From the beginning of the civil rights movement black leaders had realized that reaching their goals was partly dependent on remaining open and cooperative with the media. As a white reporter I always felt safer in black neighborhoods than among whites, many of whom considered us as an arm of the enemy. But after Stokely Carmichael and other young militants ousted Lewis as SNCC chairman and moved on to black nationalism the situation changed drastically.

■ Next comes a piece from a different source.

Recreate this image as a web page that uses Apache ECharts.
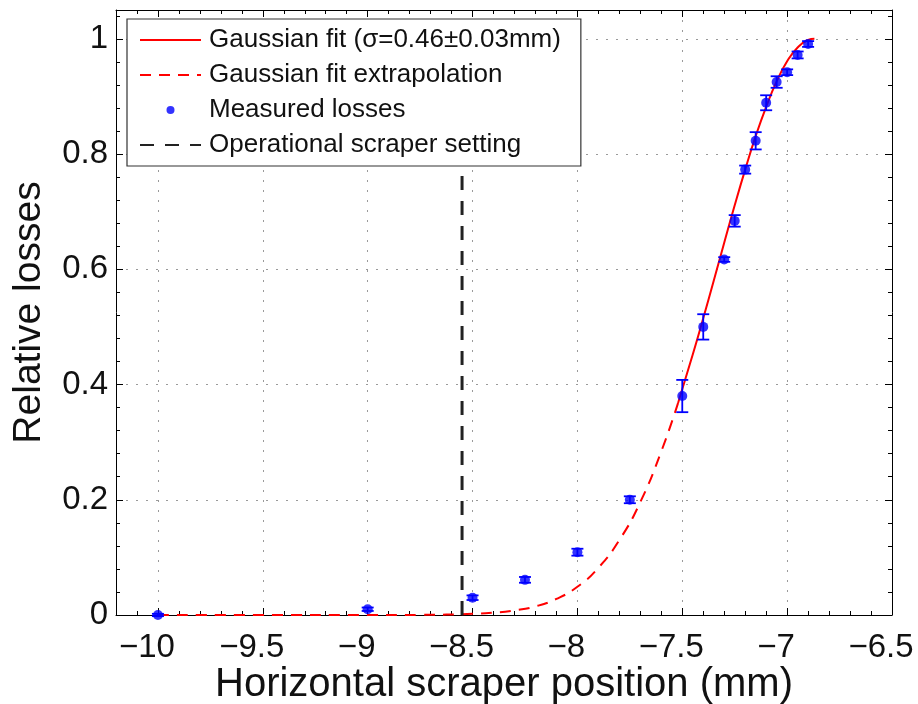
<!DOCTYPE html>
<html>
<head>
<meta charset="utf-8">
<script src="https://cdn.jsdelivr.net/npm/echarts@6/dist/echarts.min.js"></script>
<style>
html,body{margin:0;padding:0;background:#fff;}
#chart{width:918px;height:704px;}
</style>
</head>
<body>
<div id="chart"></div>
<script>
// Measured losses (x in mm, relative losses, error)
var measX   = [-10.0, -9.0, -8.5, -8.25, -8.0, -7.75, -7.5, -7.4, -7.3, -7.25, -7.2, -7.15, -7.1, -7.05, -7.0, -6.95, -6.9];
var measY   = [0.0, 0.01, 0.03, 0.061, 0.109, 0.2, 0.38, 0.50, 0.617, 0.684, 0.773, 0.823, 0.889, 0.925, 0.942, 0.972, 0.991];
var measErr = [0.002, 0.003, 0.004, 0.005, 0.006, 0.006, 0.028, 0.022, 0.004, 0.01, 0.007, 0.015, 0.013, 0.01, 0.005, 0.006, 0.005];

// Gaussian fit (solid part)
var fitX = [-7.52, -7.45, -7.40, -7.35, -7.30, -7.25, -7.20, -7.15, -7.10, -7.05, -7.00, -6.95, -6.90, -6.87];
var fitY = [0.368, 0.452, 0.515, 0.580, 0.646, 0.711, 0.773, 0.831, 0.882, 0.926, 0.961, 0.985, 0.998, 1.0];

// Gaussian fit extrapolation (dashed part)
var extX = [-10.0, -9.5, -9.0, -8.75, -8.5, -8.4, -8.3, -8.2, -8.1, -8.0, -7.9, -7.8, -7.7, -7.6, -7.52];
var extY = [0, 0, 0, 0.0002, 0.002, 0.004, 0.008, 0.015, 0.028, 0.049, 0.082, 0.130, 0.196, 0.284, 0.368];

// Operational scraper setting
var scraperX = [-8.55, -8.55];
var scraperY = [0, 0.771];

var seriesNames = ['Gaussian fit (\u03c3=0.46\u00b10.03mm)', 'Gaussian fit extrapolation', 'Measured losses', 'Operational scraper setting'];
var xTitle = 'Horizontal scraper position (mm)';
var yTitle = 'Relative losses';

function zip(a, b) { return a.map(function (v, i) { return [v, b[i]]; }); }
var FONT = '"Liberation Sans", Arial, Helvetica, sans-serif';
function minusFmt(v) { var s = String(Math.round(v * 100) / 100); return s.replace('-', '\u2212'); }

var chart = echarts.init(document.getElementById('chart'), null, {renderer: 'canvas'});

var baseMajorX = {
  type: 'value', min: -10.2, max: -6.5, splitNumber: 7,
  axisLine: {show: true, onZero: false, lineStyle: {color: '#000', width: 1}},
  axisTick: {show: true, inside: true, length: 7, lineStyle: {color: '#000'}},
  axisLabel: {show: false}, splitLine: {show: false}
};
var baseMinorX = {
  type: 'value', min: -10.2, max: -6.5, interval: 0.1,
  axisLine: {show: false, onZero: false},
  axisTick: {show: true, inside: true, length: 4, lineStyle: {color: '#000'}},
  axisLabel: {show: false}, splitLine: {show: false}
};
var baseMajorY = {
  type: 'value', min: 0, max: 1.05, interval: 0.2,
  axisLine: {show: true, onZero: false, lineStyle: {color: '#000', width: 1}},
  axisTick: {show: true, inside: true, length: 7, lineStyle: {color: '#000'}},
  axisLabel: {show: false}, splitLine: {show: false}
};
var baseMinorY = {
  type: 'value', min: 0, max: 1.05, interval: 0.04,
  axisLine: {show: false, onZero: false},
  axisTick: {show: true, inside: true, length: 4, lineStyle: {color: '#000'}},
  axisLabel: {show: false}, splitLine: {show: false}
};
function ext(base, extra) { return Object.assign({}, JSON.parse(JSON.stringify(base)), extra); }

var hiddenSym = {opacity: 0, color: 'rgba(0,0,0,0)', borderWidth: 0};

var option = {
  backgroundColor: '#fff',
  animation: false,
  textStyle: {fontFamily: FONT},
  grid: {left: 116, right: 26, top: 10, bottom: 89, containLabel: false, outerBoundsMode: 'none'},
  xAxis: [
    ext(baseMajorX, {
      position: 'bottom',
      name: xTitle, nameLocation: 'middle', nameGap: 50, nameMoveOverlap: false,
      nameTextStyle: {fontSize: 40, color: '#111', fontFamily: FONT},
      axisLabel: {show: true, fontSize: 33, color: '#111', fontFamily: FONT, margin: 16,
        showMinLabel: false, padding: [0, 22, 0, 0],
        formatter: function (v) { return (v < -10.1) ? '' : minusFmt(v); }},
      splitLine: {show: true, lineStyle: {color: '#9a9a9a', width: 1, type: [2, 8]}}
    }),
    ext(baseMajorX, {position: 'top'}),
    ext(baseMinorX, {position: 'bottom'}),
    ext(baseMinorX, {position: 'top'})
  ],
  yAxis: [
    ext(baseMajorY, {
      position: 'left',
      name: yTitle, nameLocation: 'middle', nameGap: 67, nameRotate: 90, nameMoveOverlap: false,
      nameTextStyle: {fontSize: 39, color: '#111', fontFamily: FONT},
      axisLabel: {show: true, fontSize: 33, color: '#111', fontFamily: FONT, margin: 8,
        showMaxLabel: false,
        formatter: function (v) { return (v > 1.01) ? '' : minusFmt(v); }},
      splitLine: {show: true, lineStyle: {color: '#9a9a9a', width: 1, type: [2, 8]}}
    }),
    ext(baseMajorY, {position: 'right'}),
    ext(baseMinorY, {position: 'left'}),
    ext(baseMinorY, {position: 'right'})
  ],
  legend: {
    orient: 'vertical', left: 127, top: 19,
    backgroundColor: '#fff', borderColor: '#333', borderWidth: 1.2,
    padding: [8, 20, 8, 12], itemGap: 9, itemWidth: 61, itemHeight: 8,
    textStyle: {fontSize: 26, color: '#111', fontFamily: FONT, lineHeight: 25, padding: [0, 0, 0, 3]},
    data: [
      {name: seriesNames[0], itemStyle: hiddenSym},
      {name: seriesNames[1], itemStyle: hiddenSym},
      {name: seriesNames[2], icon: 'circle'},
      {name: seriesNames[3], itemStyle: hiddenSym}
    ]
  },
  series: [
    {
      name: seriesNames[1], type: 'line', data: zip(extX, extY), color: '#ff0000',
      xAxisIndex: 0, yAxisIndex: 0, symbol: 'none', showSymbol: false, smooth: true,
      lineStyle: {color: '#ff0000', width: 2, type: [11, 8]}, z: 2
    },
    {
      name: seriesNames[0], type: 'line', data: zip(fitX, fitY), color: '#ff0000',
      xAxisIndex: 0, yAxisIndex: 0, symbol: 'none', showSymbol: false, smooth: true,
      lineStyle: {color: '#ff0000', width: 2, type: 'solid'}, z: 2
    },
    {
      name: seriesNames[3], type: 'line', data: zip(scraperX, scraperY), color: '#222',
      xAxisIndex: 0, yAxisIndex: 0, symbol: 'none', showSymbol: false,
      lineStyle: {color: '#222', width: 3, type: [14, 11]}, z: 3
    },
    {
      name: 'errorbars', type: 'custom', xAxisIndex: 0, yAxisIndex: 0, silent: true, z: 4,
      data: measX.map(function (x, i) { return [x, measY[i] - measErr[i], measY[i] + measErr[i]]; }),
      renderItem: function (params, api) {
        var lo = api.coord([api.value(0), api.value(1)]);
        var hi = api.coord([api.value(0), api.value(2)]);
        var hw = 6;
        var st = {stroke: '#0000ff', lineWidth: 1.8};
        return {type: 'group', children: [
          {type: 'line', shape: {x1: lo[0], y1: lo[1], x2: hi[0], y2: hi[1]}, style: st},
          {type: 'line', shape: {x1: lo[0] - hw, y1: lo[1], x2: lo[0] + hw, y2: lo[1]}, style: st},
          {type: 'line', shape: {x1: hi[0] - hw, y1: hi[1], x2: hi[0] + hw, y2: hi[1]}, style: st}
        ]};
      }
    },
    {
      name: seriesNames[2], type: 'scatter', data: zip(measX, measY), color: '#0000ff',
      xAxisIndex: 0, yAxisIndex: 0, symbol: 'circle', symbolSize: 10,
      itemStyle: {color: '#0000ff'}, z: 5
    }
  ]
};
chart.setOption(option);
</script>
</body>
</html>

SNCC leaders who had long shared information with me cut me off rudely; they seemed not to care what I wrote about them. Lewis and those around King continued to be cordial and cooperative, acknowledging the importance of the media in a democratic society. Carmichael, a native of the Caribbean, represented the young secular idealists who had rushed into the movement with the shortsighted goal of winning gains for blacks without regard for the white majority that had oppressed them, while those grounded in the Christian faith never abandoned their belief that God loves all people.

As the dust from the conflicts settled, Walker Percy noted the irony that the civil rights movement had been especially successful for whites. The integrationists in the movement succeeded in freeing white southerners from their obsession with race. After enforcement of the Voting Rights Act and other civil rights laws, whites came to realize that the world would not end because blacks had gained civil freedom. They then turned their attention to other matters. Meanwhile, millions of blacks remained locked in poverty. It is to free them from this second kind of oppression that John Lewis is still marching.